VOD film review: Richard Linklater: Dream Is Destiny
Review Overview
Linklater’s amiable presence
8Gaps in insight
5Josh Slater-Williams | On 04, Nov 2016
Directors: Louis Black, Karen Bernstein
Cast: Julie Delpy, Ethan Hawke
Certificate: 15
Watch Richard Linklater: Dream Is Destiny online in the UK: Curzon Home Cinema / Prime Video (Buy/Rent) / Rakuten TV / Google Play
A couple of years back, critic-turned-director Gabe Klinger made a film called Double Play: James Benning and Richard Linklater. Instead of a traditional documentary tour of the respective filmographies of his director subjects, Klinger instead presented a series of extended chats between Linklater and his (perhaps unexpected) friend Benning, the latter being an older filmmaker better known to fans of the experimental and avant-garde. It allowed you to get a sense of Linklater’s ideas as an artist through more laidback means, rather befitting of the nature of his films, as he goes about doing various activities with Benning, such as hiking or playing catch, offering anecdotes to the other artist, instead of delivering filmmaking mantras to camera in an interview set-up.
Flash forward to 2016 and now we have Richard Linklater: Dream Is Destiny, a biographical portrait of Linklater alone that’s certainly much less innovative in terms of form, and ultimately feels less insightful. The personal connection isn’t lost, though. Dream Is Destiny is co-directed by Louis Black, a founder of the South By Southwest festival that has played host to many of Linklater’s films across his career. Occasional actor Black can also be found in Linklater’s breakthrough film Slacker, credited as Paranoid Paper Reader.
Essentially, then, this is a stop through (mostly) all of Linklater’s feature films, with the usual testimonials from famous collaborators (Ethan Hawke, Julie Delpy, Jack Black, Patricia Arquette) and fans (Jonathan Demme, Kevin Smith), accompanying some admittedly interesting archive material, although said material tends to be stuff anyone with old DVDs of the likes of Dazed and Confused will have seen already. The best parts of Dream Is Destiny concern Linklater’s own easygoing delivery of various anecdotes about growing up and his artistic process, and the look we get at some creative logs from his younger days. And there naturally is a lot of Linklater in this Linklater documentary, so whatever faults there are, it’s not an infuriating watch and it definitely passes the time.

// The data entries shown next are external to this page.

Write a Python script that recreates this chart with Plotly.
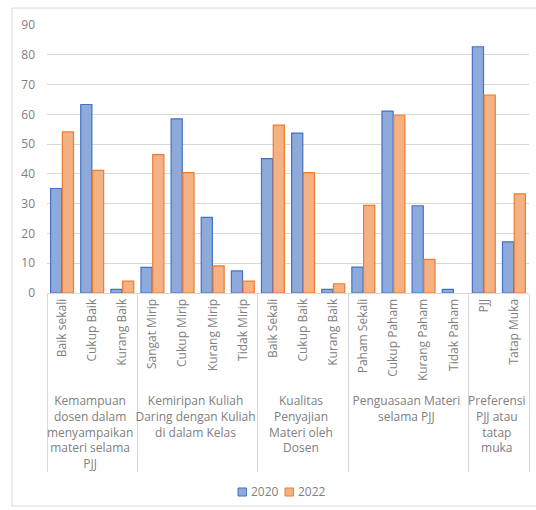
import plotly.graph_objects as go

# Survey groups (outer axis level) and the answer options inside each group
groups = [
    "Kemampuan<br>dosen dalam<br>menyampaikan<br>materi selama<br>PJJ",
    "Kemiripan Kuliah<br>Daring dengan Kuliah<br>di dalam Kelas",
    "Kualitas<br>Penyajian<br>Materi oleh<br>Dosen",
    "Penguasaan Materi<br>selama PJJ",
    "Preferensi<br>PJJ atau<br>tatap<br>muka",
]
options = [
    ["Baik sekali", "Cukup Baik", "Kurang Baik"],
    ["Sangat Mirip", "Cukup Mirip", "Kurang Mirip", "Tidak Mirip"],
    ["Baik Sekali", "Cukup Baik", "Kurang Baik"],
    ["Paham Sekali", "Cukup Paham", "Kurang Paham", "Tidak Paham"],
    ["PJJ", "Tatap Muka"],
]

# Percentages per year, in the same order as the options above
series_names = ["2020", "2022"]
values_2020 = [35.1, 63.3, 1.2, 8.6, 58.5, 25.4, 7.4, 45.1, 53.7, 1.2, 8.7, 61.1, 29.3, 1.2, 82.7, 17.2]
values_2022 = [54.1, 41.2, 4.0, 46.5, 40.4, 9.1, 4.0, 56.4, 40.4, 3.1, 29.4, 59.7, 11.3, 0.0, 66.5, 33.3]

y_ticks = [0, 10, 20, 30, 40, 50, 60, 70, 80, 90]

# Multicategory axes order inner labels by their first appearance across all
# groups, so labels repeated in a later group get an invisible zero-width
# suffix to keep each group's own order.
outer, inner, seen = [], [], set()
for g, opts in zip(groups, options):
    for o in opts:
        label = o
        while label in seen:
            label += "\u200b"
        seen.add(label)
        outer.append(g)
        inner.append(label)

text_color = "#808080"
font_family = "'Open Sans', Lato, sans-serif"
fills = ["#8eaadb", "#f4b183"]
edges = ["#4472c4", "#ed7d31"]

fig = go.Figure()
for name, vals, fc, ec in zip(series_names, [values_2020, values_2022], fills, edges):
    fig.add_trace(go.Bar(
        name=name, x=[outer, inner], y=vals,
        # no outline on empty bars, so a zero value leaves no sliver
        marker=dict(color=fc, line=dict(color=ec, width=[0 if v == 0 else 1.2 for v in vals])),
    ))

# Compact legend below the chart: small squares with the series names
legend_shapes, legend_notes = [], []
for i, (name, fc, ec) in enumerate(zip(series_names, fills, edges)):
    x0 = 0.3963 + i * 0.0975
    legend_shapes.append(dict(type="rect", xref="paper", yref="paper",
                              x0=x0, x1=x0 + 0.0175, y0=-0.7575, y1=-0.7276,
                              fillcolor=fc, line=dict(color=ec, width=1)))
    legend_notes.append(dict(text=name, xref="paper", yref="paper",
                             x=x0 + 0.0235, y=-0.7425, xanchor="left", yanchor="middle",
                             showarrow=False, font=dict(size=12, color=text_color)))

fig.update_layout(
    width=536, height=510,
    margin=dict(l=47, r=7, t=25, b=217),
    paper_bgcolor="white", plot_bgcolor="white",
    barmode="group", bargap=0.22, bargroupgap=0.05,
    font=dict(family=font_family, color=text_color, size=12),
    showlegend=False,
    annotations=legend_notes,
    shapes=[dict(type="rect", xref="paper", yref="paper",
                 x0=-0.0726, x1=1.02, y0=-0.795, y1=1.063,
                 line=dict(color="#d9d9d9", width=1), fillcolor="rgba(0,0,0,0)",
                 layer="below")] + legend_shapes,
)

fig.update_xaxes(
    type="multicategory",
    tickangle=-90,
    tickfont=dict(size=12, color=text_color, family=font_family),
    showline=True, linecolor="#d9d9d9", linewidth=1,
    showdividers=True, dividercolor="#d9d9d9", dividerwidth=1,
    showgrid=False,
)
fig.update_yaxes(
    range=[0, 90], tickvals=y_ticks,
    showgrid=True, gridcolor="#d9d9d9", gridwidth=1,
    zeroline=False, showline=False,
    tickfont=dict(size=12, color=text_color, family=font_family),
    ticks="", ticklabelstandoff=11,
)

fig.write_html("out.html")
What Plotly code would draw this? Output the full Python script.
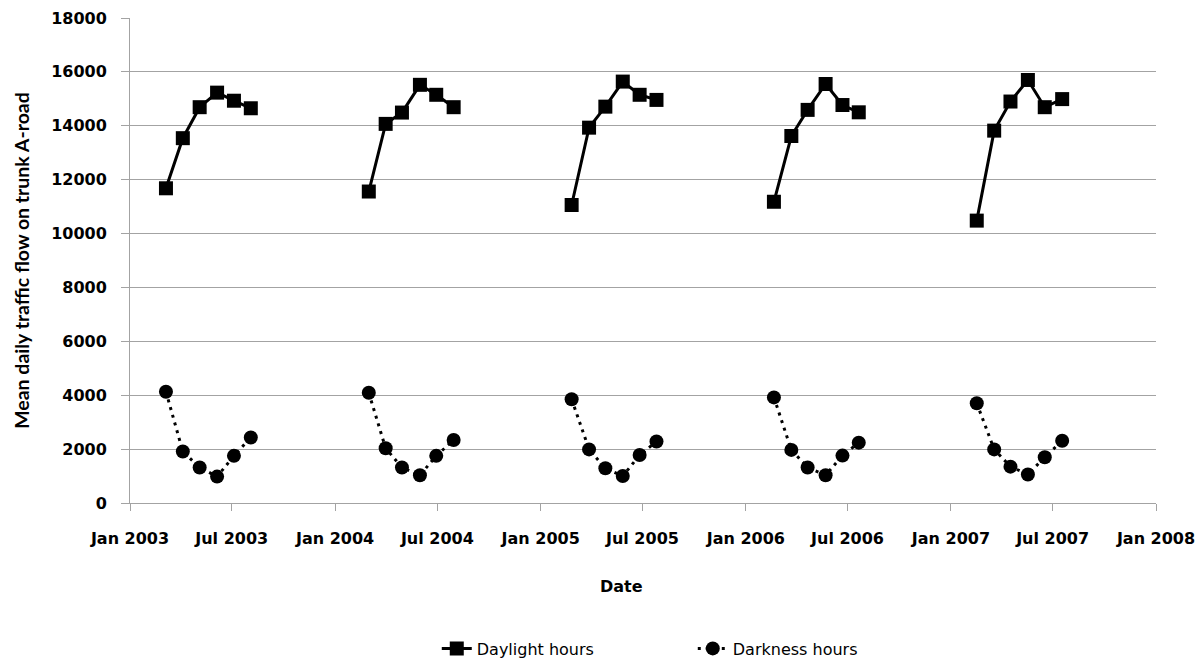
import plotly.graph_objects as go

# ---- data ----
dates_2003 = ["2003-03-06", "2003-04-05", "2003-05-05", "2003-06-05", "2003-07-05", "2003-08-04"]
dates_2004 = ["2004-03-01", "2004-03-31", "2004-04-29", "2004-05-31", "2004-06-29", "2004-07-30"]
dates_2005 = ["2005-02-25", "2005-03-28", "2005-04-26", "2005-05-27", "2005-06-26", "2005-07-26"]
dates_2006 = ["2006-02-20", "2006-03-23", "2006-04-21", "2006-05-23", "2006-06-22", "2006-07-21"]
dates_2007 = ["2007-02-16", "2007-03-19", "2007-04-17", "2007-05-18", "2007-06-17", "2007-07-18"]

daylight_2003 = [11680, 13540, 14690, 15230, 14930, 14650]
daylight_2004 = [11560, 14070, 14490, 15520, 15150, 14690]
daylight_2005 = [11060, 13930, 14710, 15640, 15150, 14960]
daylight_2006 = [11180, 13620, 14590, 15550, 14770, 14500]
daylight_2007 = [10480, 13820, 14900, 15700, 14690, 14990]

darkness_2003 = [4130, 1910, 1320, 980, 1750, 2430]
darkness_2004 = [4090, 2030, 1320, 1030, 1750, 2340]
darkness_2005 = [3850, 1990, 1290, 1000, 1780, 2280]
darkness_2006 = [3920, 1970, 1320, 1030, 1760, 2240]
darkness_2007 = [3700, 1990, 1350, 1060, 1700, 2310]

series_names = ["Daylight hours", "Darkness hours"]
x_title = "Date"
y_title = "Mean daily traffic flow on trunk A-road"

all_dates = [dates_2003, dates_2004, dates_2005, dates_2006, dates_2007]
all_day = [daylight_2003, daylight_2004, daylight_2005, daylight_2006, daylight_2007]
all_dark = [darkness_2003, darkness_2004, darkness_2005, darkness_2006, darkness_2007]


def join_groups(groups):
    out = []
    for i, g in enumerate(groups):
        if i:
            out.append(None)
        out.extend(g)
    return out


x_all = join_groups(all_dates)
y_day = join_groups(all_day)
y_dark = join_groups(all_dark)

GRID = "#a3a3a3"
TICKFONT = dict(family="DejaVu Sans", size=16, color="#000000", weight="bold")

fig = go.Figure()
fig.add_trace(go.Scatter(
    x=x_all, y=y_day, name=series_names[0], mode="lines+markers",
    connectgaps=False,
    line=dict(color="#000000", width=3),
    marker=dict(symbol="square", size=14, color="#000000"),
))
fig.add_trace(go.Scatter(
    x=x_all, y=y_dark, name=series_names[1], mode="lines+markers",
    connectgaps=False,
    line=dict(color="#000000", width=3, dash="3px,5px"),
    marker=dict(symbol="circle", size=14, color="#000000"),
))

fig.update_layout(
    width=1204, height=659,
    margin=dict(l=130, r=48, t=18, b=156, autoexpand=False),
    paper_bgcolor="#ffffff", plot_bgcolor="#ffffff",
    showlegend=True,
    legend=dict(
        orientation="h", x=0.299, xanchor="left", y=-0.30, yanchor="middle",
        font=dict(family="DejaVu Sans", size=16, color="#000000"),
        entrywidth=211, entrywidthmode="pixels",
        bgcolor="rgba(0,0,0,0)",
    ),
    annotations=[
        dict(text=x_title, xref="paper", yref="paper", x=0.4786, y=-0.173,
             xanchor="center", yanchor="middle", showarrow=False,
             font=dict(family="DejaVu Sans", size=16, color="#000000", weight="bold")),
    ],
)

fig.update_xaxes(
    type="date", range=["2003-01-01", "2008-01-01"],
    tick0="2003-01-01", dtick="M6", tickformat="%b %Y",
    showgrid=False, zeroline=False, automargin=False,
    showline=True, linecolor=GRID, linewidth=1,
    ticks="outside", ticklen=7, tickcolor=GRID, tickwidth=1,
    tickfont=TICKFONT, ticklabelstandoff=14,
)
fig.update_yaxes(
    range=[0, 18000], tick0=0, dtick=2000, tickformat="d",
    showgrid=True, gridcolor=GRID, gridwidth=1,
    zeroline=False, showline=True, linecolor=GRID, linewidth=1, automargin=False,
    ticks="outside", ticklen=8, tickcolor=GRID, tickwidth=1,
    tickfont=TICKFONT, ticklabelstandoff=11,
    title=dict(text=y_title, standoff=16,
               font=dict(family="Lato", size=19.5, color="#000000", weight="bold")),
)

fig.write_html(
    "out.html",
    config={"displayModeBar": False},
    post_script="document.body.style.margin='0';document.body.style.overflow='hidden';",
)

But there’s one glaring issue with it. As was something of a frustration in Noah Baumbach and Jake Paltrow’s recent doc on Brian De Palma, a big chunk of Linklater’s 2000s output gets the short shrift and is relegated to what’s basically a montage with minimal-to-no insight. This is specifically true in regards to A Scanner Darkly (a commercial disappointment, if not so much of a critical one), Fast Food Nation, Me and Orson Welles, and his remake of The Bad News Bears.
Of those, A Scanner Darkly does get some actual commentary from critic and New York Film Festival honcho Kent Jones, where he posits it as considerably underrated, but the group’s otherwise just put out there as something of a dark stage in the man’s career, where he had a string of films failing to be embraced by audiences, critics or both, but with little extrapolation as to why those films were made, or what Linklater thinks of them.
Jumping back to the decade before, Linklater’s 1996 teen movie SubUrbia isn’t even mentioned, let alone discussed, with the doc skipping ahead to The Newton Boys for a reflection on the director’s working within the studio system. And when it comes to the beginning of the 2000s, Tape gets a couple of clips shown, but no actual discussion beyond its festival circuit appearance alongside animated experiment Waking Life. Considering Linklater’s own suggestion in the documentary that, discounting anything to do with their critical or commercial performance, he’s not been dissatisfied with the qualitative results of any of his films, Black and co-director Karen Bernstein hastily bypassing so many of them seems to go against his perspective. At times, this slacker doc feels closer to a slacking doc.